Venerdì mattina troviamo un impianto luci disponibile a noleggio. Riusciamo a ottenere dagli organizzatori negligenti che siano loro a pagarlo. Al pomeriggio ci dicono che quell’impianto nel magazzino non c’è. Imprechiamo. Le notizie sono incerte. Imprechiamo di più. Sapremo solo domani.
Alla sera vado a vedere uno spettacolo con Laura e due amiche sue. Forse ho guardato più lei che il palco.
La mattinata del sabato passa a cercare materiale per le scenografie. Prendo anche un regalo di compleanno per Linda, consultandomi telefonicamente con Laura. Prendiamo anche delle manette di peluche.
Sulle luci non arrivano aggiornamenti. Io m’incazzo e Laura si assume l’incarico di occuparsi della cosa. Viene pure Paolino il Secco perché conosce gli organizzatori disorganizzati della rassegna.
Nel pomeriggio raggiungo Paolino per lavorare alle scenografie. Quando sono appena arrivato, chiama anche Laura: non abbiamo le luci. Sospendiamo il lavoro e ci riuniamo in città. È emergenza.
Tre ore dopo abbiamo telefonato molto e percorso decine di chilometri, ma abbiamo una soluzione sufficiente nei pressi del luogo della rassegna. Una soluzione completa la troviamo in città: è più costosa e si deve aspettare lunedì per un preventivo preciso.
Sabato sera sono ancora con Laura a vedere uno spettacolo all’aperto.
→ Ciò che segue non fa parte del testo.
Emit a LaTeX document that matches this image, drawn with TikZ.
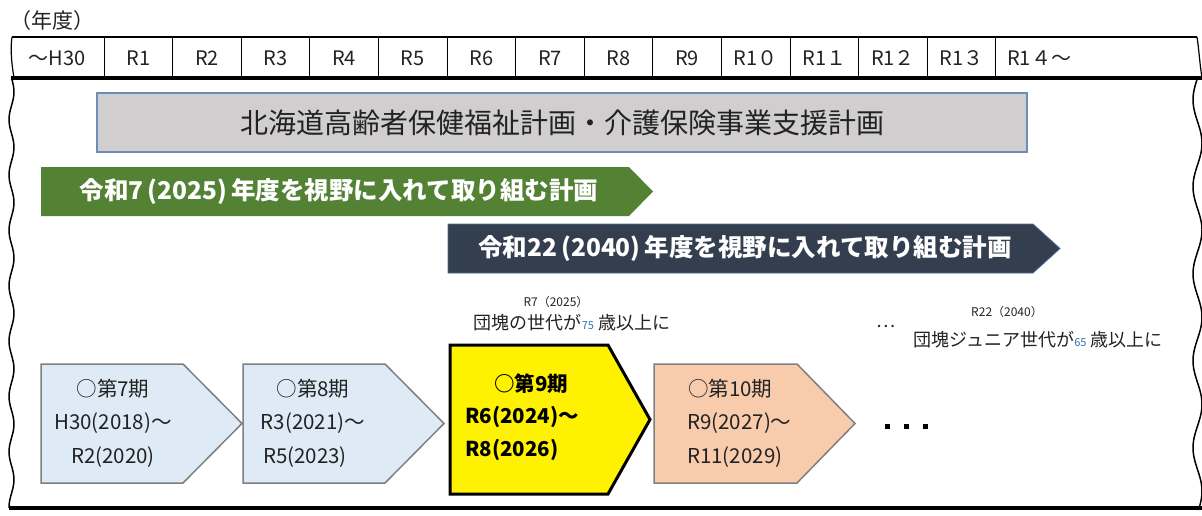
\documentclass[tikz,border=0pt]{standalone}
\usepackage{fontspec}
\setmainfont{Noto Sans CJK JP}
\usetikzlibrary{calc}
\definecolor{grayfill}{HTML}{D0CECE}
\definecolor{grayedge}{HTML}{6D8DB9}
\definecolor{greenfill}{HTML}{548235}
\definecolor{navyfill}{HTML}{333F4F}
\definecolor{navyedge}{HTML}{4A6A9A}
\definecolor{bluefill}{HTML}{DEEBF7}
\definecolor{peachfill}{HTML}{F8CBAD}
\definecolor{boxedge}{HTML}{7F7F7F}
\definecolor{numblue}{HTML}{2E75B6}
\definecolor{txt}{HTML}{222222}
\newcommand{\setfs}[1]{\fontsize{#1}{#1}\selectfont}
\begin{document}
\begin{tikzpicture}[x=1pt,y=-1pt,
  hdr/.style={font=\setfs{20}, inner sep=0pt, text=txt},
  boxst/.style={draw=boxedge, line width=1.5},
  bt/.style={font=\setfs{20.5}, inner sep=0pt, text=txt},
  btb/.style={font=\setfs{20.5}\bfseries, inner sep=0pt, text=black},
  bart/.style={font=\setfs{24.5}\bfseries, inner sep=0pt, text=white},
  note/.style={font=\setfs{18}, inner sep=0pt, text=txt},
  small/.style={font=\setfs{12}, inner sep=0pt, text=txt},
  dotst/.style={fill=black, minimum size=5, inner sep=0pt},
  wave/.style={line width=1.5, black}]
\useasboundingbox (0,0) rectangle (1202,516);

% header row
\node[hdr, anchor=west, font=\setfs{21}] (nendo) at (10,21) {（年度）};
\draw[line width=1.2] (12,37) -- (1197,37);
\draw[line width=1.2] (12,37) .. controls (10,50) and (12,66) .. (14,78);
\draw[line width=1.2] (1197,37) .. controls (1199,50) and (1200,66) .. (1202,78);
\foreach \i in {0,...,13} \draw[line width=0.9] ({104+68.6*\i},37) -- ({104+68.6*\i},78);
\draw[line width=3.5] (11,78) -- (1202,78);
\node[hdr] (h0) at (57,58) {～H30};
\foreach \k/\t in {1/R1,2/R2,3/R3,4/R4,5/R5,6/R6,7/R7,8/R8,9/R9,10/R1０,11/R1１,12/R1２,13/R1３}
  \node[hdr] (h\k) at ({104+68.6*(\k-1)+34.3},58) {\t};
\node[hdr, anchor=west] (h14) at (1007,58) {R1４～};

% wavy side borders and bottom line
\draw[wave] plot[smooth, domain=78:508, samples=110] ({11.5+2.5*sin((\x-78)*6.5)}, \x);
\draw[wave] plot[smooth, domain=78:508, samples=140] ({1197.5-4.5*sin((\x-78)*4.138)}, \x);
\draw[line width=3.5] (9,508) -- (1202,508);

% plan box
\node[draw=grayedge, fill=grayfill, line width=1.3, minimum width=930, minimum height=59,
      inner sep=0pt, font=\setfs{28}, text=txt] (plan) at (562,122.5)
      {北海道高齢者保健福祉計画・介護保険事業支援計画};

% green and navy arrows
\fill[greenfill] (41,167) -- (629,167) -- (653,191.5) -- (629,216) -- (41,216) -- cycle;
\node[bart] (g2025) at (339,191.5) {令和7\,(2025)\,年度を視野に入れて取り組む計画};
\filldraw[fill=navyfill, draw=navyedge, line width=0.8] (448,224) -- (1033,224) -- (1060,248.5) -- (1033,273) -- (448,273) -- cycle;
\node[bart] (n2040) at (745,248.5) {令和22\,(2040)\,年度を視野に入れて取り組む計画};

% period boxes
\filldraw[boxst, fill=bluefill] (41,364) -- (183,364) -- (242,423.5) -- (183,483) -- (41,483) -- cycle;
\filldraw[boxst, fill=bluefill] (243,364) -- (385,364) -- (444,423.5) -- (385,483) -- (243,483) -- cycle;
\filldraw[fill=yellow, draw=black, line width=3] (450,345) -- (608,345) -- (650,419.5) -- (608,494) -- (450,494) -- cycle;
\filldraw[boxst, fill=peachfill] (654,364) -- (797,364) -- (855,423.5) -- (797,483) -- (654,483) -- cycle;

\node[bt] (b1a) at (113,389) {○第7期};
\node[bt] (b1b) at (113,423) {H30(2018)～};
\node[bt] (b1c) at (113,457) {R2(2020)};
\node[bt] (b2a) at (313,389) {○第8期};
\node[bt] (b2b) at (313,423) {R3(2021)～};
\node[bt] (b2c) at (305,457) {R5(2023)};
\node[btb] (b3a) at (531,384) {○第9期};
\node[btb, anchor=west] (b3b) at (465,417) {R6(2024)～};
\node[btb, anchor=west] (b3c) at (465,450) {R8(2026)};
\node[bt, anchor=west] (b4a) at (688,389) {○第10期};
\node[bt, anchor=west] (b4b) at (687,423) {R9(2027)～};
\node[bt, anchor=west] (b4c) at (687,457) {R11(2029)};

\node[dotst] (dot1) at (887,426) {};
\node[dotst] (dot2) at (906,426) {};
\node[dotst] (dot3) at (925,426) {};

% annotations
\node[small] (r7) at (556,302) {R7（2025）};
\node[note] (dankai) at (572,323) {団塊の世代が{\color{numblue}\setfs{11}75} 歳以上に};
\node[note] (ell) at (886,326) {…};
\node[small] (r22) at (1007,312) {R22（2040）};
\node[note] (junior) at (1038,340) {団塊ジュニア世代が{\color{numblue}\setfs{11}65} 歳以上に};
\end{tikzpicture}
\end{document}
È la prima volta che siamo soli da due settimane. Lei è nervosa, forse lo siamo entrambi. Non guardiamo granché: discutiamo quasi tutto il tempo sui problemi da risolvere prima del nostro spettacolo.
Laura passa buona parte del secondo tempo al telefono con Paolino per il merdone con le luci.
Alla fine salutiamo il regista, mio amico, e alcuni degli attori con cui ho recitato in passato. Dopo andiamo a casa subito, senza scambiarci una parola.
L’indomani mattina ci sentiamo e ci vediamo da Paolino dopo pranzo per lavorare alle scene. Io sono là da quasi un’ora quando arriva. Gli attori arrivano più tardi e proviamo fino alle sette. Quando vanno via, noi tre prepariamo il pacchetto del regalo per Linda. Compongo alcune rime per il biglietto d’auguri, Laura le ricopia sul biglietto. Poi ci prepariamo per andare alla cena di compleanno.
Il vestito di Laura è di un curioso color verde, tra lo smeraldo e il cimice. Distolgo la sguardo ed evito commenti.
Alla cena siamo in cinque. È una specie di rimpatriata. Beviamo un po’ e parliamo a ruota libera. Forse rido troppo. Sicuramente dico troppo a Paolino. Dice che ha visto qualcosa di strano nel mio comportamento. Non gli chiarisco le idee.
Quando andiamo via ho l’impressione di dover dire qualcosa. La notte che attraverso è un lungo tubo senza luci di scena. Mi sveglio alle cinque.


Ti ritrovo nelle tue parole, dopo tanto tempo, e con gran piacere.
Ricordando quando, seduti ad un tavolino al bar di Jean, mi permettevi di leggere le tue poesie sui tuoi taccuini dalla copertina rigorosamente nera.
E quelle volte che provavamo a improvvisare a due mani con la tua stilo.
E tra un verso e l’altro, le battute con gli altri amici, un sorso di birra ed un tiro a freccette.
Più matura di allora la tua scrittura e qui ancora più intima… chi non ti conosce può stentare a credere che tu scriva così, di getto.
Mi adeguo volontariamente e con piacere alle tue convenzioni e mi firmo con la sola iniziale.
Un abbraccio nel ricordo di F.
I taccuini sono arrivati dopo, per le trascrizioni. Allora avevamo fogli volanti a quadretti, piegati in quattro, logori e scuri a forza di stare in tasche affollate. Qualcuno è sopravvissuto. Conservo quattro paginette in prosa che realizzammo a sei mani, con F., passandocelo tra le macchie di birra e le gocce di condensa sul tavolo di legno grezzo del locale con l’armatura e le spade alle pareti. Con gli occhi a vagare tra l’inchiostro che si spandeva, i parpagli e i sedanini, i numeri pari sempre crescenti e l’immaginazione al galoppo. Hyep-aaah!